» Problem requirements: Pick out every line holding the string "matplotlib" and copy it.

» Data:
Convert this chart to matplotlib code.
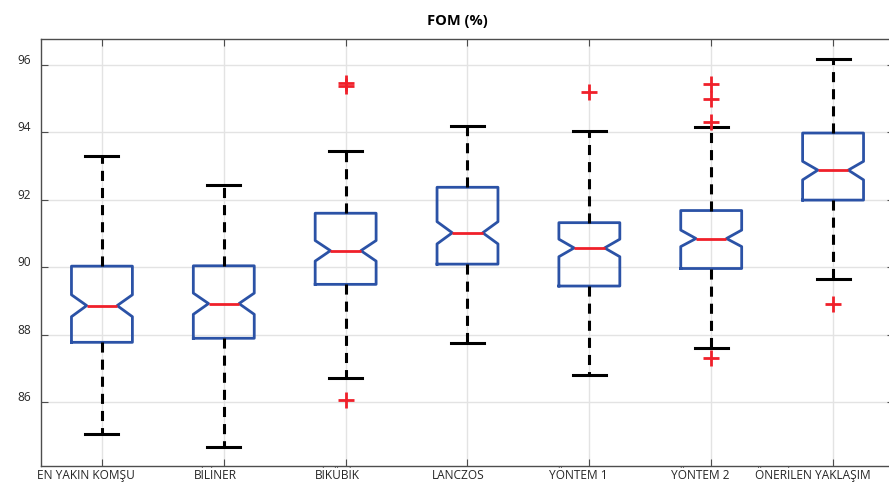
import matplotlib
matplotlib.use("Agg")
import matplotlib.pyplot as plt
from matplotlib.transforms import ScaledTranslation

plt.rcParams['font.family'] = ['Open Sans', 'DejaVu Sans']

labels = ["EN YAKIN KOMŞU", "BİLİNER", "BİKÜBİK", "LANCZOS",
          "YÖNTEM 1", "YÖNTEM 2", "ÖNERİLEN YAKLAŞIM"]
med    = [88.86, 88.92, 90.49, 91.02, 90.57, 90.85, 92.88]
q1     = [87.77, 87.89, 89.49, 90.09, 89.44, 89.96, 91.99]
q3     = [90.03, 90.04, 91.60, 92.37, 91.32, 91.68, 93.98]
ci_lo  = [88.53, 88.60, 90.18, 90.69, 90.31, 90.61, 92.59]
ci_hi  = [89.18, 89.23, 90.79, 91.35, 90.83, 91.10, 93.14]
wh_lo  = [85.04, 84.67, 86.70, 87.74, 86.80, 87.60, 89.64]
wh_hi  = [93.31, 92.44, 93.46, 94.19, 94.04, 94.16, 96.18]
fliers = [[], [], [95.38, 95.47, 86.06], [], [95.19],
          [95.43, 94.98, 94.32, 87.30], [88.92]]

stats = []
for i in range(len(labels)):
    stats.append(dict(label=labels[i], med=med[i], q1=q1[i], q3=q3[i],
                      cilo=ci_lo[i], cihi=ci_hi[i],
                      whislo=wh_lo[i], whishi=wh_hi[i], fliers=fliers[i]))

fig = plt.figure(figsize=(8.89, 4.83), dpi=100)
# axes runs a little past the right edge of the picture, as in the original
ax = fig.add_axes([41/889, 1 - 466/483, 853/889, 427/483])

blue = '#2b52a6'
red = '#f0202a'
ax.bxp(stats, positions=range(1, 8), widths=0.5, shownotches=True,
       capwidths=0.27,
       boxprops=dict(color=blue, linewidth=2.0),
       medianprops=dict(color=red, linewidth=2.0),
       whiskerprops=dict(color='black', linewidth=2.2, linestyle=(0, (3.3, 2.3))),
       capprops=dict(color='black', linewidth=2.2),
       flierprops=dict(marker='+', markeredgecolor=red, markersize=11,
                       markeredgewidth=2.0, linestyle='none'),
       zorder=3)

ax.set_xlim(0.5, 7.5)
ax.set_ylim(84.1, 96.77)
ax.set_yticks([86, 88, 90, 92, 94, 96])
ax.set_xticks(range(1, 8))
ax.set_xticklabels(labels)
ax.grid(True, color='#e3e3e3', linewidth=1.0, zorder=0)
ax.set_axisbelow(True)
ax.tick_params(direction='in', top=True, right=True, length=5,
               colors='#4d4d4d', labelsize=8.6, labelcolor='#262626')
ax.tick_params(axis='x', pad=9.4)
ax.tick_params(axis='y', pad=7.2)
for s in ax.spines.values():
    s.set_color('#4d4d4d')
    s.set_linewidth(1.0)

# the original's labels sit a bit left of their ticks, y labels a bit high
x_shift = [-16, -8, -8, -9, -11, -11, -20]
for lab, dx in zip(ax.get_xticklabels(), x_shift):
    lab.set_va('baseline')
    lab.set_transform(lab.get_transform() + ScaledTranslation(dx / 100, 0, fig.dpi_scale_trans))
for lab in ax.get_yticklabels():
    lab.set_transform(lab.get_transform() + ScaledTranslation(0, 6 / 100, fig.dpi_scale_trans))

ax.set_title("FOM (%)", fontsize=10.5, fontweight='bold', color='black',
             pad=10, x=0.488)

fig.savefig("out.png", dpi=100)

» Written solution:
Convert this chart to matplotlib code.
import matplotlib
matplotlib.use("Agg")
import matplotlib.pyplot as plt
from matplotlib.transforms import ScaledTranslation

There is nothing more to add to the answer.